• TASK TO COMPLETE
Lines that hold the word "chart" should be located and copied.

• RAW DATA
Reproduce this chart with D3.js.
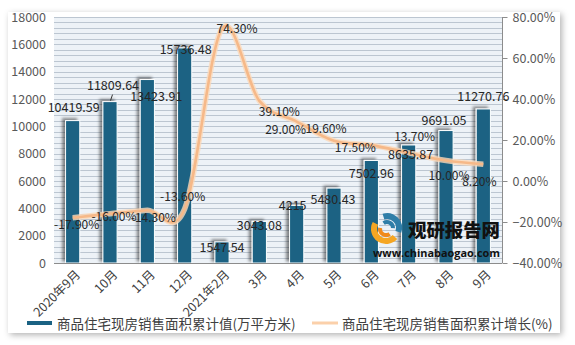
<!DOCTYPE html>
<html><head><meta charset="utf-8">
<script src="https://cdn.jsdelivr.net/npm/d3@7"></script>
<style>
html,body{margin:0;padding:0;background:#fff;}
text{font-family:"Noto Sans CJK SC","Noto Sans",sans-serif;}
</style></head>
<body>
<svg id="chart" width="575" height="345"></svg>
<script>
// ---- data ----
const categories = ["2020年9月","10月","11月","12月","2021年2月","3月","4月","5月","6月","7月","8月","9月"];
const areaValues = [10419.59,11809.64,13423.91,15736.48,1547.54,3043.08,4215,5480.43,7502.96,8635.87,9691.05,11270.76];
const growthValues = [-17.90,-16.00,-14.30,-13.60,74.30,39.10,29.00,19.60,17.50,13.70,10.00,8.20];
const leftTicks = [0,2000,4000,6000,8000,10000,12000,14000,16000,18000];
const rightTicks = [-40,-20,0,20,40,60,80];
const barSeriesName = "商品住宅现房销售面积累计值(万平方米)";
const lineSeriesName = "商品住宅现房销售面积累计增长(%)";

// label nudges (pixels) copied from the reference layout
const barLabelNudge = [[1,-14],[3,-17],[9,16],[1,1],[0,5],[0,3],[-4,-1],[-1,10],[0,12],[2,9],[-2,-11],[0,-13]];
const lineLabelNudge = [[4,6],[4,2],[6,6],[-2,-13],[15,-1],[20,10],[-11,7],[-8,-13],[-16,1],[6,-17],[3,14],[-4,16]];

const svg = d3.select("#chart");
const defs = svg.append("defs");
const fs = defs.append("filter").attr("id","frameShadow").attr("x","-5%").attr("y","-5%").attr("width","110%").attr("height","110%");
fs.append("feDropShadow").attr("dx",2).attr("dy",2).attr("stdDeviation",3).attr("flood-color","#000").attr("flood-opacity",0.3);
const bs = defs.append("filter").attr("id","barShadow").attr("x","-60%").attr("y","-20%").attr("width","200%").attr("height","140%");
bs.append("feDropShadow").attr("dx",-3).attr("dy",-2).attr("stdDeviation",1.6).attr("flood-color","#000").attr("flood-opacity",0.45);

// outer frame
svg.append("rect").attr("x",8).attr("y",12).attr("width",552).attr("height",321)
  .attr("fill","#fff").attr("filter","url(#frameShadow)");

const L = 54, R = 502, T = 17, B = 263;
const x = d3.scaleBand().domain(categories).range([L,R]).paddingInner(0.62).paddingOuter(0.31);
const yL = d3.scaleLinear().domain([0,18000]).range([B,T]);
const yR = d3.scaleLinear().domain([-40,80]).range([B,T]);

// plot background + dense gridlines
svg.append("rect").attr("x",L).attr("y",T).attr("width",R-L).attr("height",B-T).attr("fill","#edf2f7");
svg.append("g").selectAll("line").data(d3.range(400,18000,400)).join("line")
  .attr("x1",L).attr("x2",R).attr("y1",d=>Math.round(yL(d))+0.5).attr("y2",d=>Math.round(yL(d))+0.5)
  .attr("stroke","#bcc6d1").attr("stroke-width",1);
svg.append("line").attr("x1",L).attr("x2",R).attr("y1",T+0.5).attr("y2",T+0.5).attr("stroke","#bcc6d1");

// bars
svg.append("g").selectAll("rect").data(areaValues).join("rect")
  .attr("x",(d,i)=>x(categories[i])).attr("width",x.bandwidth())
  .attr("y",d=>yL(d)).attr("height",d=>B-yL(d))
  .attr("fill","#1a6283").attr("stroke","#fff").attr("stroke-width",1)
  .attr("filter","url(#barShadow)");

// axes lines
svg.append("line").attr("x1",L).attr("x2",R).attr("y1",B+0.5).attr("y2",B+0.5).attr("stroke","#8c8c8c");
const rAxis = d3.axisRight(yR).tickValues(rightTicks).tickSize(5).tickFormat(d=>d3.format(".2f")(d)+"%");
const gR = svg.append("g").attr("transform",`translate(${R+0.5},0)`).call(rAxis);
gR.select(".domain").attr("stroke","#8c8c8c").attr("d",`M0,${T}V${B}`);
gR.selectAll(".tick line").attr("stroke","#8c8c8c");
gR.selectAll(".tick text").attr("x",10).attr("fill","#595959").attr("font-size",12.5).style("font-family",'"Noto Sans CJK SC",sans-serif');

const lAxis = d3.axisLeft(yL).tickValues(leftTicks).tickSize(0).tickFormat(d3.format("d"));
const gL = svg.append("g").attr("transform",`translate(${L},0)`).call(lAxis);
gL.select(".domain").remove();
gL.selectAll(".tick text").attr("x",-8).attr("fill","#595959").attr("font-size",12.5).style("font-family",'"Noto Sans CJK SC",sans-serif');

// x labels rotated
svg.append("g").selectAll("text").data(categories).join("text")
  .attr("transform",d=>`translate(${x(d)+x.bandwidth()/2+6},${B+10}) rotate(-45)`)
  .attr("text-anchor","end").attr("dominant-baseline","middle")
  .attr("font-size",12.5).attr("fill","#404040").text(d=>d);

// smooth line
const line = d3.line().x((d,i)=>x(categories[i])+x.bandwidth()/2).y(d=>yR(d)).curve(d3.curveCatmullRom.alpha(0));
svg.append("path").datum(growthValues).attr("d",line).attr("fill","none")
  .attr("stroke","#fbd8b8").attr("stroke-width",5.5).attr("stroke-linejoin","round").attr("opacity",0.8);
svg.append("path").datum(growthValues).attr("d",line).attr("fill","none")
  .attr("stroke","#f6b989").attr("stroke-width",2.6).attr("stroke-linejoin","round");

// watermark logo
const wm = svg.append("g");
wm.append("path").attr("d",d3.arc()({innerRadius:9,outerRadius:15,startAngle:-0.3,endAngle:1.9}))
  .attr("transform","translate(387,228)").attr("fill","#2f7ea8");
wm.append("path").attr("d",d3.arc()({innerRadius:4,outerRadius:8,startAngle:-0.6,endAngle:1.6}))
  .attr("transform","translate(387,228)").attr("fill","#2f7ea8");
wm.append("path").attr("d",d3.arc()({innerRadius:9,outerRadius:15,startAngle:2.3,endAngle:5.2}))
  .attr("transform","translate(386,229)").attr("fill","#f5a623");
wm.append("path").attr("d",d3.arc()({innerRadius:4,outerRadius:8,startAngle:2.5,endAngle:4.9}))
  .attr("transform","translate(386,229)").attr("fill","#f08a1c");
wm.append("text").attr("x",408).attr("y",237).attr("font-size",18.4).attr("font-weight",900)
  .attr("textLength",92).attr("lengthAdjust","spacingAndGlyphs").attr("fill","#111").text("观研报告网");
wm.append("text").attr("x",373).attr("y",257).attr("font-size",11).attr("font-weight",700)
  .attr("textLength",127).attr("lengthAdjust","spacingAndGlyphs").attr("fill","#111")
  .style("font-family",'"Open Sans","DejaVu Sans",sans-serif').text("www.chinabaogao.com");

// bar data labels
const lblFmt = v => (Number.isInteger(v) ? String(v) : v.toFixed(2));
svg.append("g").selectAll("text").data(areaValues).join("text")
  .attr("x",(d,i)=>x(categories[i])+x.bandwidth()/2+barLabelNudge[i][0])
  .attr("y",(d,i)=>yL(d)+barLabelNudge[i][1])
  .attr("text-anchor","middle").attr("dominant-baseline","central")
  .attr("font-size",12.5).attr("fill","#262626").text(lblFmt);
// leader for the 10月 label
svg.append("line")
  .attr("x1",x(categories[1])+x.bandwidth()/2+0.5).attr("y1",yL(areaValues[1])-1)
  .attr("x2",x(categories[1])+x.bandwidth()/2+2.5).attr("y2",yL(areaValues[1])-7)
  .attr("stroke","#333").attr("stroke-width",1);

// line data labels
svg.append("g").selectAll("text").data(growthValues).join("text")
  .attr("x",(d,i)=>x(categories[i])+x.bandwidth()/2+lineLabelNudge[i][0])
  .attr("y",(d,i)=>yR(d)+lineLabelNudge[i][1])
  .attr("text-anchor","middle").attr("dominant-baseline","central")
  .attr("font-size",12).attr("fill","#262626").text(d=>d.toFixed(2)+"%");

// legend
const lg = svg.append("g");
lg.append("rect").attr("x",27).attr("y",321).attr("width",25).attr("height",4).attr("fill","#1a6283");
lg.append("text").attr("x",57).attr("y",323).attr("dominant-baseline","central").attr("font-size",13.5)
  .attr("fill","#404040").text(barSeriesName);
lg.append("line").attr("x1",312).attr("x2",338).attr("y1",323).attr("y2",323).attr("stroke","#fbd0aa").attr("stroke-width",3);
lg.append("text").attr("x",342).attr("y",323).attr("dominant-baseline","central").attr("font-size",13.5)
  .attr("fill","#404040").text(lineSeriesName);
</script>
</body></html>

• COMPLETE OUTPUT
Reproduce this chart with D3.js.
<svg id="chart" width="575" height="345"></svg>
const svg = d3.select("#chart");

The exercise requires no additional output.